The UN.'s International Organization for Migration said Tuesday that more than 3,360 deeply traumatized survivors of last week's massacre in Palma District in northern Mozambique have arrived in Pemba, the capital of Cabo Delgado province, and many more reportedly are on the way.
IOM spokesman Paul Dillon said they have been arriving by foot, bus, plane and boat. He said many fled with nothing but the clothes they were wearing.
"Our staff on the ground have been told that many of those evacuated saw their family members being killed, that they hid in the forest for days to evade the armed men who attacked their communities," Dillon said. "Others, of course, do not know where their family members are. They reported also that many homes were destroyed."

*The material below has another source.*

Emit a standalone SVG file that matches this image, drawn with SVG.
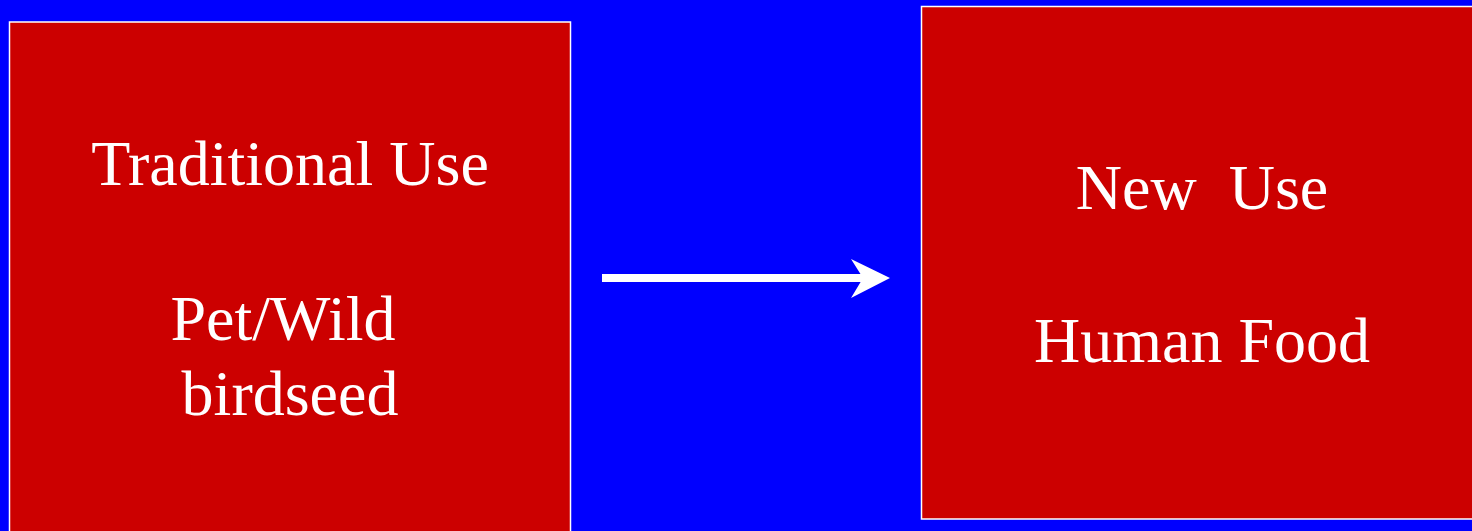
<svg xmlns="http://www.w3.org/2000/svg" width="1472" height="531" viewBox="0 0 1472 531">
<style>
.box{fill:#cc0000;stroke:#ffffff;stroke-width:1.5}
.t{font-family:"Liberation Serif","Times New Roman",serif;font-size:64px;fill:#ffffff;text-anchor:middle;white-space:pre}
.conn{stroke:#ffffff;stroke-width:8;fill:none}
</style>
<defs>
<marker id="ah" markerUnits="userSpaceOnUse" markerWidth="40" markerHeight="40" refX="27" refY="20" orient="auto" viewBox="0 0 40 40">
<path d="M-12,1 L27,20 L-12,39 L0,20 Z" fill="#ffffff"/>
</marker>
</defs>
<rect x="0" y="0" width="1472" height="531" fill="#0000ff"/>
<g id="node-traditional">
<rect class="box" x="9.5" y="22" width="561" height="520"/>
<text class="t" x="290" y="185">Traditional Use</text>
<text class="t" x="283" y="340">Pet/Wild</text>
<text class="t" x="290" y="415">birdseed</text>
</g>
<g id="node-new">
<rect class="box" x="921.5" y="6.5" width="560" height="512.5"/>
<text class="t" x="1202" y="209" xml:space="preserve">New  Use</text>
<text class="t" x="1202" y="362">Human Food</text>
</g>
<g id="connectors">
<path d="M602,278 L863,278" class="conn"/>
<path d="M851,259 L890,278 L851,298 L863,278 Z" fill="#ffffff"/>
</g>
</svg>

Dozens of civilians were reportedly killed by Islamist militants who attacked Palma on March 24. Aid agencies report the situation there remains very volatile. Communications have been cut, so information is hard to get.
An insurgency that broke out in Cabo Delgado in October 2017 by Islamist militants to establish an Islamist state has since developed into a humanitarian crisis. It has displaced some 700,000 civilians, half of them children.

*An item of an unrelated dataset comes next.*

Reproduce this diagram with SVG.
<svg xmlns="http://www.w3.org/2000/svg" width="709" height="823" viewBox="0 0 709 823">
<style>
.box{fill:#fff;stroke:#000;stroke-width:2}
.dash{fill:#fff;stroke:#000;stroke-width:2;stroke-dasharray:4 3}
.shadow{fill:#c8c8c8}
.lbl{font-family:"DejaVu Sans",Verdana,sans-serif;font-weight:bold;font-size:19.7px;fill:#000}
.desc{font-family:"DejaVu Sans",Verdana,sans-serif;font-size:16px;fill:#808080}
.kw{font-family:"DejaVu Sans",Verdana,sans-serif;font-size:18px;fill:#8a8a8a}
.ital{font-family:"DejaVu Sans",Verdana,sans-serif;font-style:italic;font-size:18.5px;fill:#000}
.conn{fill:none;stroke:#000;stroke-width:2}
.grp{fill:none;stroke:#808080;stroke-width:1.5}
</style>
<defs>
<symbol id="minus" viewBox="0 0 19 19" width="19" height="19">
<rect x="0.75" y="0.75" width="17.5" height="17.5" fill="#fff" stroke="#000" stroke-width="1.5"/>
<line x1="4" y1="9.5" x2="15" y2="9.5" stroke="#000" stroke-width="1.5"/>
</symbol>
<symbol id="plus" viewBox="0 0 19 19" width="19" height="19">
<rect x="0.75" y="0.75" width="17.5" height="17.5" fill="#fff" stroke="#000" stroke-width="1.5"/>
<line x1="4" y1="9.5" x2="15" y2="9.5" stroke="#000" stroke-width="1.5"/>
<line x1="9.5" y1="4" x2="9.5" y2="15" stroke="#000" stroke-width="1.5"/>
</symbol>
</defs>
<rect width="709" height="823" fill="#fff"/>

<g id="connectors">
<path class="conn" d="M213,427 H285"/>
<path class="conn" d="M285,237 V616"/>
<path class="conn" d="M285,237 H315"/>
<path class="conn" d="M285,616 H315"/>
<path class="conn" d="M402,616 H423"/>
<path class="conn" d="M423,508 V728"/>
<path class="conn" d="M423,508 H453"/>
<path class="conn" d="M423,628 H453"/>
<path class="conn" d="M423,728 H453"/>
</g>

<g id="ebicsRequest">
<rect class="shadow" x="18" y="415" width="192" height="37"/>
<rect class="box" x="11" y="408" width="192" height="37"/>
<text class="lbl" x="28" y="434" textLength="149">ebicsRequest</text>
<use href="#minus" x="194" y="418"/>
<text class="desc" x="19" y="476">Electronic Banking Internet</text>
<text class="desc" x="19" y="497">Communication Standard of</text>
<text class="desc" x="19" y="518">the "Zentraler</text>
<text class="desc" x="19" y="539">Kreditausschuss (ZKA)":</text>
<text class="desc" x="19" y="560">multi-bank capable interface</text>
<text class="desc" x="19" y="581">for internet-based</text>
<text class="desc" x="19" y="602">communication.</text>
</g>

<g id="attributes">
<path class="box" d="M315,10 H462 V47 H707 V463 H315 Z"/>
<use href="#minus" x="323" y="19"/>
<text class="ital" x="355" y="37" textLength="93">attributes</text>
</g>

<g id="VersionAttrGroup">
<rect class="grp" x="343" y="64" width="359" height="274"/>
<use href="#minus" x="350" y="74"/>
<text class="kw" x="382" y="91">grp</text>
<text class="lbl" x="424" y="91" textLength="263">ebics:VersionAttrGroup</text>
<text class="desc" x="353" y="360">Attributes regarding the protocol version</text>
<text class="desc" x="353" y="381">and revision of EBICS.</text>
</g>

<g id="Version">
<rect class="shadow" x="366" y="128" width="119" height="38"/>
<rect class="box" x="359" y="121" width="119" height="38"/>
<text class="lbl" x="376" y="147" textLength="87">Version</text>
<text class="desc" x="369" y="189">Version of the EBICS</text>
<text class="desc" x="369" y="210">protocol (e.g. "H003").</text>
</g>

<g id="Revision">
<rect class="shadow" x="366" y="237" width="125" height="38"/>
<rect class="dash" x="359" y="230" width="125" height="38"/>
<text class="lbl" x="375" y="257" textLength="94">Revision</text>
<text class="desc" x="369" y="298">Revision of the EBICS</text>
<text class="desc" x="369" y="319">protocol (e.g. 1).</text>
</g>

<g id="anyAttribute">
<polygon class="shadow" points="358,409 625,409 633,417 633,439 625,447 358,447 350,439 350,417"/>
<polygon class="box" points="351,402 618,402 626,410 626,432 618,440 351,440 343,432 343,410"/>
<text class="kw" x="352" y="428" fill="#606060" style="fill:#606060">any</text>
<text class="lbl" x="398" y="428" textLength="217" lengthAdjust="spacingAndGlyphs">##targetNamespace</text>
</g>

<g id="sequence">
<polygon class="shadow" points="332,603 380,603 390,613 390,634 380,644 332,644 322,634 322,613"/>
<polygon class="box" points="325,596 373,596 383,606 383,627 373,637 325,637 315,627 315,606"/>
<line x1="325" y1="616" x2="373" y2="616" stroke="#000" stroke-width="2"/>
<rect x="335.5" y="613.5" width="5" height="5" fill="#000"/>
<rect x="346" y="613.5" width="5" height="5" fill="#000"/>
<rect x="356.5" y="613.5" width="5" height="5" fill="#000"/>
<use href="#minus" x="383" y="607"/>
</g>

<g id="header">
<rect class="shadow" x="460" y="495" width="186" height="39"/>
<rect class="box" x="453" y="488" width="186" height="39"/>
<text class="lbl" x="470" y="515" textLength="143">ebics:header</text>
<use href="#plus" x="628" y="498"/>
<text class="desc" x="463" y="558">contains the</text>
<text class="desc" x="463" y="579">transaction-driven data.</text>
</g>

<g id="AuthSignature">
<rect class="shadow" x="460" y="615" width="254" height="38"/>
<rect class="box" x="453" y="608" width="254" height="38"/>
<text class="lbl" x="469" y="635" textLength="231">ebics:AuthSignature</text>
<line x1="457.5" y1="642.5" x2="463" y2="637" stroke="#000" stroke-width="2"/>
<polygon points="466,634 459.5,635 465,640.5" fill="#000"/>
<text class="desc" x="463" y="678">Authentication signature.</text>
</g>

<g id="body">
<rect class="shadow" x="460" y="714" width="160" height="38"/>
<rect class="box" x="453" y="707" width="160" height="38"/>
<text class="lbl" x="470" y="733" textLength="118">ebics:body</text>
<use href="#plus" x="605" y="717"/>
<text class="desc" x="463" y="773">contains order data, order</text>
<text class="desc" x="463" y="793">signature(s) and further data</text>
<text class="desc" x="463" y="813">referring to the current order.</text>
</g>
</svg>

U.N. Children’s Fund spokeswoman in Pemba, Marixie Mercado, said UNICEF teams were at Pemba airport Monday to receive children evacuated from Afungi, a district in Palma.
“There were at least seven children on that plane who were completely alone. All the children are disoriented and afraid,” she said. “Many had spent days hiding in the bush without food and water. There were some terrible scenes. One injured girl, around five years old, was carried off the plane moaning in pain. We cannot confirm her age, because she was so traumatized all she could say was her name.”
Mercado said Pemba Provincial Hospital is doing its best to care for injured children. Aid agencies are rushing emergency supplies to the area. The World Health Organization reports it has enough medical supplies in the province to support the population for now.
The World Food Program is providing emergency food aid and is pre-positioning thousands of response ration kits in the southern parts of Mozambique’s Palma District. The U.N. Humanitarian Air Service, which is run by WFP is providing an air bridge to transport critical supplies and staff and to evacuate civilians from Palma.
Other U.N. and private agencies also are contributing essential material relief, as well as protection and crucial psychosocial counseling to help the many victims of this brutal attack deal with their ongoing distress.